Work to complete | Pull each line holding "this" out of the entries below.

Material to process |

══════

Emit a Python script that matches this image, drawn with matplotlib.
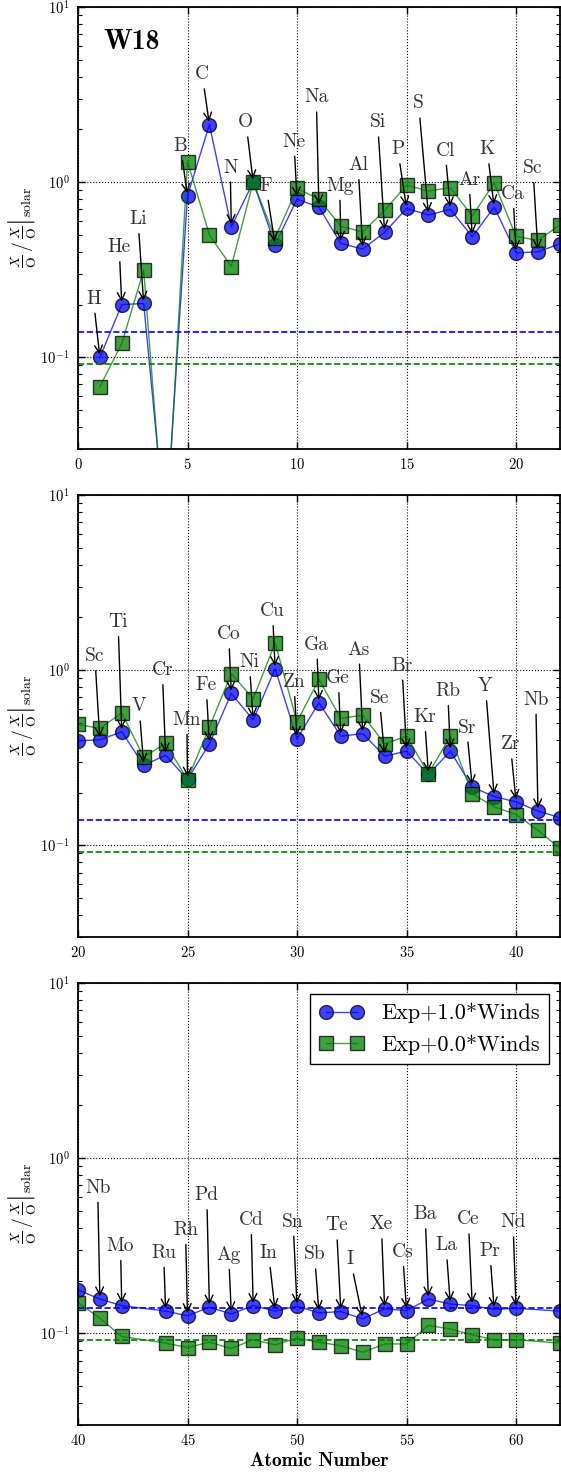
import numpy as np
import matplotlib
matplotlib.use("Agg")
import matplotlib.pyplot as plt
from matplotlib.ticker import LogLocator, MultipleLocator, NullFormatter

# ============================================================
# DATA
# ============================================================

Z = [1, 2, 3, 4, 5, 6, 7, 8, 9, 10,
     11, 12, 13, 14, 15, 16, 17, 18, 19, 20,
     21, 22, 23, 24, 25, 26, 27, 28, 29, 30,
     31, 32, 33, 34, 35, 36, 37, 38, 39, 40,
     41, 42, 44, 45, 46, 47, 48, 49, 50, 51,
     52, 53, 54, 55, 56, 57, 58, 59, 60, 62]

symbols = ["H", "He", "Li", "Be", "B", "C", "N", "O", "F", "Ne",
           "Na", "Mg", "Al", "Si", "P", "S", "Cl", "Ar", "K", "Ca",
           "Sc", "Ti", "V", "Cr", "Mn", "Fe", "Co", "Ni", "Cu", "Zn",
           "Ga", "Ge", "As", "Se", "Br", "Kr", "Rb", "Sr", "Y", "Zr",
           "Nb", "Mo", "Ru", "Rh", "Pd", "Ag", "Cd", "In", "Sn", "Sb",
           "Te", "I", "Xe", "Cs", "Ba", "La", "Ce", "Pr", "Nd", "Sm"]

# Exp+1.0*Winds
winds_1 = [0.100, 0.200, 0.203, 0.010, 0.835, 2.13, 0.556, 1.00, 0.44, 0.80,
           0.72, 0.447, 0.415, 0.517, 0.708, 0.649, 0.70, 0.488, 0.72, 0.395,
           0.40, 0.445, 0.286, 0.327, 0.238, 0.38, 0.736, 0.519, 1.02, 0.406,
           0.652, 0.42, 0.434, 0.323, 0.345, 0.254, 0.345, 0.215, 0.19, 0.177,
           0.157, 0.144, 0.134, 0.126, 0.141, 0.129, 0.144, 0.134, 0.143, 0.131,
           0.133, 0.121, 0.138, 0.135, 0.157, 0.147, 0.144, 0.137, 0.139, 0.134]

# Exp+0.0*Winds
winds_0 = [0.068, 0.12, 0.315, 0.008, 1.31, 0.50, 0.33, 1.00, 0.48, 0.92,
           0.80, 0.56, 0.52, 0.69, 0.96, 0.89, 0.93, 0.64, 0.99, 0.49,
           0.465, 0.57, 0.319, 0.382, 0.237, 0.473, 0.955, 0.687, 1.43, 0.507,
           0.885, 0.53, 0.554, 0.38, 0.42, 0.257, 0.42, 0.197, 0.166, 0.150,
           0.122, 0.096, 0.088, 0.083, 0.089, 0.082, 0.092, 0.086, 0.094, 0.089,
           0.085, 0.078, 0.087, 0.087, 0.111, 0.106, 0.098, 0.092, 0.092, 0.088]

# reference levels (dashed lines)
level_1 = 0.14
level_0 = 0.092

# where the element names sit (text centre), None = no label
label_x = [0.70, 1.88, 2.74, None, 4.68, 5.67, 6.95, 7.67, 8.58, 9.86,
           10.88, 11.95, 12.79, 13.68, 14.6, 15.55, 16.76, 17.85, 18.68, 19.86,
           20.77, 21.83, 22.79, 23.85, 24.97, 25.85, 26.88, 27.82, 28.88, 29.86,
           30.9, 31.88, 32.82, 33.76, 34.79, 35.82, 36.88, 37.74, 38.6, 39.74,
           40.9, 41.94, 43.91, 44.91, 45.88, 46.88, 47.9, 48.7, 49.82, 50.8,
           51.8, 52.44, 53.85, 54.82, 55.85, 56.8, 57.82, 58.8, 59.86, None]

label_y = [0.216, 0.425, 0.615, None, 1.61, 4.12, 1.21, 2.19, 0.953, 1.70,
           3.04, 0.953, 1.25, 2.19, 1.54, 2.81, 1.51, 1.03, 1.54, 0.855,
           1.20, 1.88, 0.62, 1.0, 0.52, 0.82, 1.6, 1.11, 2.17, 0.855,
           1.40, 0.90, 1.31, 0.695, 1.06, 0.54, 0.76, 0.47, 0.81, 0.377,
           0.677, 0.315, 0.288, 0.389, 0.614, 0.28, 0.443, 0.288, 0.434, 0.282,
           0.413, 0.264, 0.419, 0.291, 0.478, 0.318, 0.447, 0.295, 0.43, None]

panel_ranges = [(0, 22), (20, 42), (40, 62)]


# ============================================================
# STYLE
# ============================================================

plt.rcParams['font.family'] = ['cmr10']
plt.rcParams['mathtext.fontset'] = 'cm'
plt.rcParams['axes.formatter.use_mathtext'] = True
plt.rcParams['axes.unicode_minus'] = True

fig = plt.figure(figsize=(5.61, 14.73), dpi=100)

left = 0.139
width = 0.859
height = 0.3001
bottoms = [0.6952, 0.3639, 0.0326]

ylabel = r'$\frac{X}{\mathrm{O}}\,/\,\left.\frac{X}{\mathrm{O}}\right|_{\mathrm{solar}}$'


# ============================================================
# PANELS
# ============================================================

for k, (xmin, xmax) in enumerate(panel_ranges):

    ax = fig.add_axes([left, bottoms[k], width, height])

    ax.plot(
        Z, winds_1, 'o-',
        color='b', mec='k', ms=10, lw=1, alpha=0.75,
        label='Exp+1.0*Winds'
    )

    ax.plot(
        Z, winds_0, 's-',
        color='g', mec='k', ms=10, lw=1, alpha=0.75,
        label='Exp+0.0*Winds'
    )

    ax.axhline(level_1, color='b', ls='--', lw=1.2)
    ax.axhline(level_0, color='g', ls='--', lw=1.2)

    for i in range(len(Z)):

        if label_y[i] is None:
            continue

        if not (xmin < Z[i] < xmax):
            continue

        ax.annotate(
            symbols[i],
            xy=(Z[i], winds_1[i]),
            xytext=(label_x[i], label_y[i]),
            ha='center', va='center',
            fontsize=14, color='0.2',
            arrowprops=dict(arrowstyle='->', color='k', lw=1,
                            shrinkA=2, shrinkB=2)
        )

    ax.set_yscale('log')
    ax.set_ylim(0.03, 10)
    ax.set_xlim(xmin, xmax)

    ax.xaxis.set_major_locator(MultipleLocator(5))
    ax.yaxis.set_major_locator(LogLocator(base=10))
    ax.yaxis.set_minor_locator(LogLocator(base=10, subs=np.arange(2, 10)))
    ax.yaxis.set_minor_formatter(NullFormatter())

    ax.grid(True, which='major', color='k', ls=':', lw=0.8)

    ax.tick_params(which='both', direction='in', top=True, right=True,
                   labelsize=10.5, pad=6)
    ax.tick_params(which='major', length=5, width=1)
    ax.tick_params(which='minor', length=3, width=0.8)

    for spine in ax.spines.values():
        spine.set_linewidth(1.3)

    # y label placed by its centre
    ax.text(-0.116, 0.5, ylabel, transform=ax.transAxes,
            rotation=90, ha='center', va='center', fontsize=14)

    if k == 0:
        ax.text(0.052, 0.92, 'W18', transform=ax.transAxes,
                fontsize=20, family='cmb10', va='center')

    if k == 2:
        ax.set_xlabel('Atomic Number', fontsize=14, family='cmb10',
                      labelpad=3)
        ax.legend(loc='upper right', numpoints=2, fancybox=False,
                  edgecolor='k', framealpha=1,
                  prop={'family': 'cmr10', 'size': 16})

fig.savefig('out.png', dpi=100)
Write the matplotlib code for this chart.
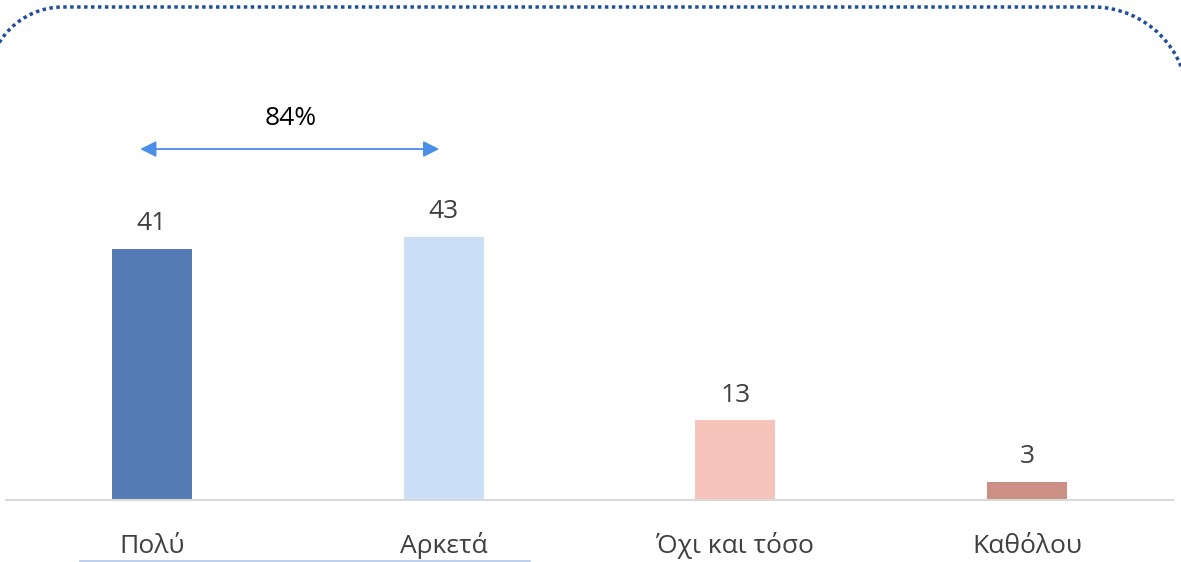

══════

Reply |
Emit a Python script that matches this image, drawn with matplotlib.
Write the matplotlib code for this chart.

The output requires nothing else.